AVAILABLE DATA
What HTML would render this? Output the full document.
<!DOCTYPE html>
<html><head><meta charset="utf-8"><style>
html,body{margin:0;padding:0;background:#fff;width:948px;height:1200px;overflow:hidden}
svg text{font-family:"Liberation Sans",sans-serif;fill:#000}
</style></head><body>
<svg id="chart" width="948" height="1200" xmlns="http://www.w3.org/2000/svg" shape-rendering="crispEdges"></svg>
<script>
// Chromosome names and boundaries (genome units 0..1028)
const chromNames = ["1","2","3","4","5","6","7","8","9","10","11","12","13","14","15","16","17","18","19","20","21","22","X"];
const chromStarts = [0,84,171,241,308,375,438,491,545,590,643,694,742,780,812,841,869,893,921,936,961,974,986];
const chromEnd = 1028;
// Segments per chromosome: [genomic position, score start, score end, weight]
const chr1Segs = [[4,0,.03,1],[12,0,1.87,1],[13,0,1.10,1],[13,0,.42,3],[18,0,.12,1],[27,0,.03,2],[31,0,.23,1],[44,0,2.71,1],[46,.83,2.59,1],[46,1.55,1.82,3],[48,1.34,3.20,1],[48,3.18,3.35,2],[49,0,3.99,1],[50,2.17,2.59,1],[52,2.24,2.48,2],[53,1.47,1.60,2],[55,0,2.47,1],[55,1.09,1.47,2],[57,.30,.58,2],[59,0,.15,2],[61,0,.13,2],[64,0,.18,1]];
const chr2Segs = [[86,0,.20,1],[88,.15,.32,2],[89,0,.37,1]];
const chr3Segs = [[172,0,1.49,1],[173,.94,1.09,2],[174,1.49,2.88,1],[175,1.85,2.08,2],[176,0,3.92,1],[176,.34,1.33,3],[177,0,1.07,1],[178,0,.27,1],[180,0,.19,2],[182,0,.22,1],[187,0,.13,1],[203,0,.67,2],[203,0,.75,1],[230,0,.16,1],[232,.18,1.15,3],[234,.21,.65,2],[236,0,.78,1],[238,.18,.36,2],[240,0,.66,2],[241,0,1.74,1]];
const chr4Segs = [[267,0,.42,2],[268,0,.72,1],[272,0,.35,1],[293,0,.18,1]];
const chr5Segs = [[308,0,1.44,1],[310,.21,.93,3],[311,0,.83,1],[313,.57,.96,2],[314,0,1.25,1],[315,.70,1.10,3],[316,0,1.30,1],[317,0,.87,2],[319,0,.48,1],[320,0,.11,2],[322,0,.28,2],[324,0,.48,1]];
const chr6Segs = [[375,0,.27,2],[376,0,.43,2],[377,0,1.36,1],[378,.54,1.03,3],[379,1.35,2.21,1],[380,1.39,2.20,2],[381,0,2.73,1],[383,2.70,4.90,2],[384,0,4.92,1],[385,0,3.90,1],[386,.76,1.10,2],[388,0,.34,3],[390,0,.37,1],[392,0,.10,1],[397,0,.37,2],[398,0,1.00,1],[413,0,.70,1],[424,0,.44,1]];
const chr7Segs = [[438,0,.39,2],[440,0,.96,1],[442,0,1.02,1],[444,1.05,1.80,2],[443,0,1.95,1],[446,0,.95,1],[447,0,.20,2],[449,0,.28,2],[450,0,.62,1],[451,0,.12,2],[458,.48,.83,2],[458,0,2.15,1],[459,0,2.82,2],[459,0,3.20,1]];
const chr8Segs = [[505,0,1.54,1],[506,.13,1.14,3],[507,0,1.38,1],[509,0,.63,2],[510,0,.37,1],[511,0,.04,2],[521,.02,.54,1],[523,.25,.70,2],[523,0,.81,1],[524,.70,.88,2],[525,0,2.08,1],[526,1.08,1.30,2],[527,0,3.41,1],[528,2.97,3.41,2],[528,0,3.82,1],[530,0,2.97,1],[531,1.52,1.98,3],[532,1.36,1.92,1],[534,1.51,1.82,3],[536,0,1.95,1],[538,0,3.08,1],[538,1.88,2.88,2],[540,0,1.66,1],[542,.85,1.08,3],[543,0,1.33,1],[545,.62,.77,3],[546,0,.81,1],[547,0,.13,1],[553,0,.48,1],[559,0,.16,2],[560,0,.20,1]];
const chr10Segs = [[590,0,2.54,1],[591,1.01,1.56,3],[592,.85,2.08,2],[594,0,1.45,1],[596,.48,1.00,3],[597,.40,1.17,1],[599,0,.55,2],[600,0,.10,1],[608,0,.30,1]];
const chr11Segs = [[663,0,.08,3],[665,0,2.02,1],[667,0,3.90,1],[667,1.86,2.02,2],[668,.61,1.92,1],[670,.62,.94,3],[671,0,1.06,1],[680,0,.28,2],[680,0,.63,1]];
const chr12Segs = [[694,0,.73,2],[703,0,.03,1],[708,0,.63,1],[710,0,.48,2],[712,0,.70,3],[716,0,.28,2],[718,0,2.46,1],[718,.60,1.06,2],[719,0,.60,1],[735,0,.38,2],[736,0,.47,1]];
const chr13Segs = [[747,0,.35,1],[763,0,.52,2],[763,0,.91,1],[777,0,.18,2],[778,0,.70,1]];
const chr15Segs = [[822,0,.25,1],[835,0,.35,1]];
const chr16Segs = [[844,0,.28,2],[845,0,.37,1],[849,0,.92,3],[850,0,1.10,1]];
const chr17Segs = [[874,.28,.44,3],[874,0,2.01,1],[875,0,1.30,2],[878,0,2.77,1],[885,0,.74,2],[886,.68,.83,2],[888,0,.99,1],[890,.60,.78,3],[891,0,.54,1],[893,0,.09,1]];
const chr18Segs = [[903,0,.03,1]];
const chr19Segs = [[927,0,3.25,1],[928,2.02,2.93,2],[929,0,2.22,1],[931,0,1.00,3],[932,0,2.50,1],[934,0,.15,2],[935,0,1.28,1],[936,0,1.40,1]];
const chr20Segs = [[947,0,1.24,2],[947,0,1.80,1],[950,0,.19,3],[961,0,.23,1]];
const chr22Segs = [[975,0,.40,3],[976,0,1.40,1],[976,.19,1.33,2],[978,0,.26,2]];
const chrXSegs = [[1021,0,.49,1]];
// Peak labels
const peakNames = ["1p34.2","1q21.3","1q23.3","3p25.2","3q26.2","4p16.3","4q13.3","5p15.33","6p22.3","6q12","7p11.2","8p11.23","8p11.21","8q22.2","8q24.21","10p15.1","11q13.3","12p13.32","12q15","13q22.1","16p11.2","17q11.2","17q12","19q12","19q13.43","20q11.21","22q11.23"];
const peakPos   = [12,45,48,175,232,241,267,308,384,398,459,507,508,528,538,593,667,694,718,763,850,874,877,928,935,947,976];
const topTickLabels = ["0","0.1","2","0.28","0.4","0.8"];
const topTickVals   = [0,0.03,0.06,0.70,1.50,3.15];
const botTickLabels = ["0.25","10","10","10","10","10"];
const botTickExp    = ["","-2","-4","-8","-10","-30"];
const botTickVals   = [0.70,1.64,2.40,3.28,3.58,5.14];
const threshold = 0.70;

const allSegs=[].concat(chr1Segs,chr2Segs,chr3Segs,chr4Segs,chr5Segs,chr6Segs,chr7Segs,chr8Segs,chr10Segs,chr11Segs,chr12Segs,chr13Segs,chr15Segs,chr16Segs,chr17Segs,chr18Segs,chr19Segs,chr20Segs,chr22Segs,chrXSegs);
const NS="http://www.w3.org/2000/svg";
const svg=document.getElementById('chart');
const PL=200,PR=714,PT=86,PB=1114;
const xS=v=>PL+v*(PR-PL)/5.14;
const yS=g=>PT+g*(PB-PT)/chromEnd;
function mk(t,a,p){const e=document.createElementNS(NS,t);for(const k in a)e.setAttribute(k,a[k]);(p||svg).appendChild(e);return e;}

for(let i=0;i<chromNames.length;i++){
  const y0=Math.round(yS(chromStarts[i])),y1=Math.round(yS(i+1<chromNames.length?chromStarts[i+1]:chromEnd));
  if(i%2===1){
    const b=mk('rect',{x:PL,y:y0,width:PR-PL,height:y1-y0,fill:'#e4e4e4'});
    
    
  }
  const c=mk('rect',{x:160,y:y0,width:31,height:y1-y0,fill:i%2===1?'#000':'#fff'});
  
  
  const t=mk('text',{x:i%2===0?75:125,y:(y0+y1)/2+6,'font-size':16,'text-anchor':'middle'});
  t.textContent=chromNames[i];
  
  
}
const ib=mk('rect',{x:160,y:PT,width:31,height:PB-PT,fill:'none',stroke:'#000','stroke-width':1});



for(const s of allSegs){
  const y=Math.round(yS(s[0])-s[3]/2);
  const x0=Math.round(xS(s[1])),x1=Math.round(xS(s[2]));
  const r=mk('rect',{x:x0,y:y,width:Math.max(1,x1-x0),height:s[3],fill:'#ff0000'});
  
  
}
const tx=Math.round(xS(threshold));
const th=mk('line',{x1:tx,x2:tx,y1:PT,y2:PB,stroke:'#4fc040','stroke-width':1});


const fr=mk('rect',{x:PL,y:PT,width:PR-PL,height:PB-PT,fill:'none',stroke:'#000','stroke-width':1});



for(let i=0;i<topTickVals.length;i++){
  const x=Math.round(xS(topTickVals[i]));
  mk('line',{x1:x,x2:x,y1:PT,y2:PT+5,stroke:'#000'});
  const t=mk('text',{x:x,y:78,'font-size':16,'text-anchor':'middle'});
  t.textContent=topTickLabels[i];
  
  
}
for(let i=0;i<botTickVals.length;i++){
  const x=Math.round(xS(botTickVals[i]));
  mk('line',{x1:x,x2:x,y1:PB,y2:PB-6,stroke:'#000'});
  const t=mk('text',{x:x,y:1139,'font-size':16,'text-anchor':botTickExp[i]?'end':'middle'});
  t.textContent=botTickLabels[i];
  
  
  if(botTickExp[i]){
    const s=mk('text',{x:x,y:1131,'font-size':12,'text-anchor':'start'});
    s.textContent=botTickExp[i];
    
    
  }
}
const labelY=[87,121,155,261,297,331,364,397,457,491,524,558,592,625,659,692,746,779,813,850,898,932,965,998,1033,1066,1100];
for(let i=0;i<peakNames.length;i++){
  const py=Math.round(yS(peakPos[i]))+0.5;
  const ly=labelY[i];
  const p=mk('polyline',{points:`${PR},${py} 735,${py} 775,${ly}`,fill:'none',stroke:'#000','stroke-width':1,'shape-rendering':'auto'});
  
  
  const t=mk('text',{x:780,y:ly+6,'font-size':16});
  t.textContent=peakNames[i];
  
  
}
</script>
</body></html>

WHAT IS NEEDED
Your task is to collect every line above that contains the word "document".

REPLY TO THE TASK
What HTML would render this? Output the full document.
const svg=document.getElementById('chart');
function mk(t,a,p){const e=document.createElementNS(NS,t);for(const k in a)e.setAttribute(k,a[k]);(p||svg).appendChild(e);return e;}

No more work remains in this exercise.